Огневик пожал руку своего друга и сказал:
– Теперь не пора. Хочу знать только, можешь ли ты ехать со мною?
– Могу! Раны мои закрылись; воздух и движение возвратят силы. Ах, если б я был здоров до Полтавского сражения!
– Да, брат, жалей, что не был в этом деле! – отвечал Огневик. – Никогда на русской земле не было столько славы и такого торжества! Мы часто бивали врагов, но теперь побили учителей наших, победили непобедимых и одною победою решили участь нескольких царств!..
– Расскажи мне, где был ты, что делал Палей, каким образом царь успел одним ударом уничтожить все войско шведское! Я слыхал много об этой чудной битве, но хотел бы узнать от тебя…
– Ты сам бывал в боях, – отвечал Огневик, – и знаешь, что никакой рассказ не может изобразить в точности сражения. В бою кипит сердце и душа забывает о земле, а после сражения действует холодный ум. Рассказ о битве есть то же, что изображение пожара на холсте: свет без блеска и теплоты. Но если тебе непременно хочется послушать меня, то я расскажу тебе, что сам видел и что слышал от старшин, бывших в этом сражении!
Перейдя за Ворсклу, русская пехота стала окапываться. В средине было 12 полков под начальством Репнина и Шереметева. По обоим крылам было по 11 пехотных полков. Правым крылом начальствовали Голицын и Вейсбах, левым Алларт и Беллинг. Конницею, на правом крыле, начальствовал Боур, на левом – князь Меншиков. Пять полков с генералом Гинтером стояли в резерве. Палей с дружиною был при Меншикове.

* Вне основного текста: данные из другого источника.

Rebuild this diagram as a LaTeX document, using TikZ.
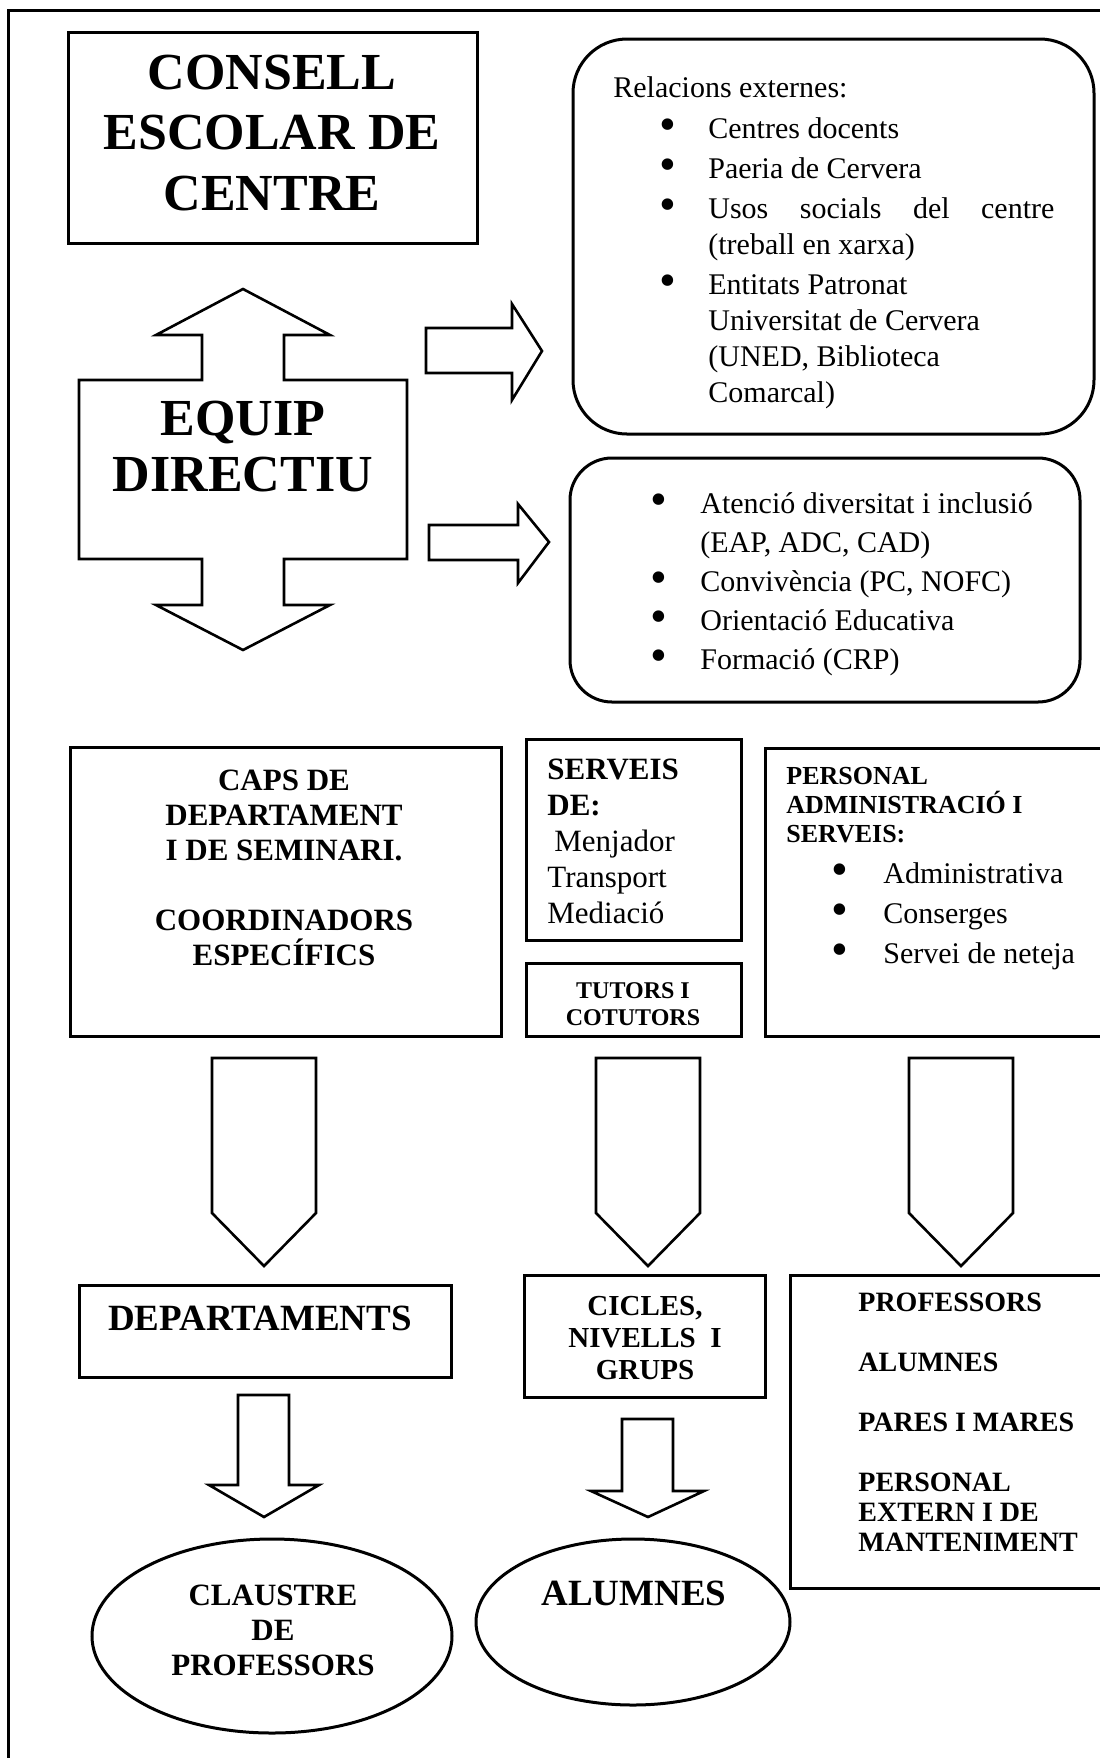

Царь ждал только прибытия Калмыцкой Орды, чтоб ударить на шведов.
Государь держал совет, на который приглашен был и наш Палей. Некоторые генералы, горя нетерпением сразиться и надеясь на верную победу, стали горячиться и похваляться. Царь был важен и спокоен. Он напомнил хвастливым и нетерпеливым доказанное уже опытом, что не число войска доставляет победу и что не должно никогда презирать никакого неприятеля, а тем более шведов, которых должно уважать, как учителей наших. Генералов увещевал он не надеяться на свои силы, а, исполняя долг, уповать на одного Бога и от него ждать победы. Определенно было завязать дело в день апостолов Петра и Павла.
Король шведский предупредил царя двумя днями. На рассвете шведы выступили из своего лагеря и бросились на русские шанцы, во многих местах еще не конченные; царь ободрил воинов речью, в которой сказал нам, чтоб мы помнили, что сражаемся не за Петра, но за государство, Богом Петру врученное, за род свой, за отечество, за православную нашу веру и церковь и что мы не должны смущаться славою неприятеля, будто бы непобедимого, которого мы сами уже неоднократно поражали. Наконец подтвердил приказ не уступать места неприятелю и драться до последней капли крови. Все обещали умереть или победить.
В этом сражении царь в первый раз сам начальствовал войском. Он не хотел ни на кого возложить ответственности в деле, от которого зависела честь и слава России и твердость его престола. В мундире Преображенского полка, с веселым лицом, он скакал по фрунту, на турецком коне, с обнаженною саблею, и отдавал приказания. Войско приветствовало его радостным _ура_! Он казался нам выше смертных! Победа была в его взорах.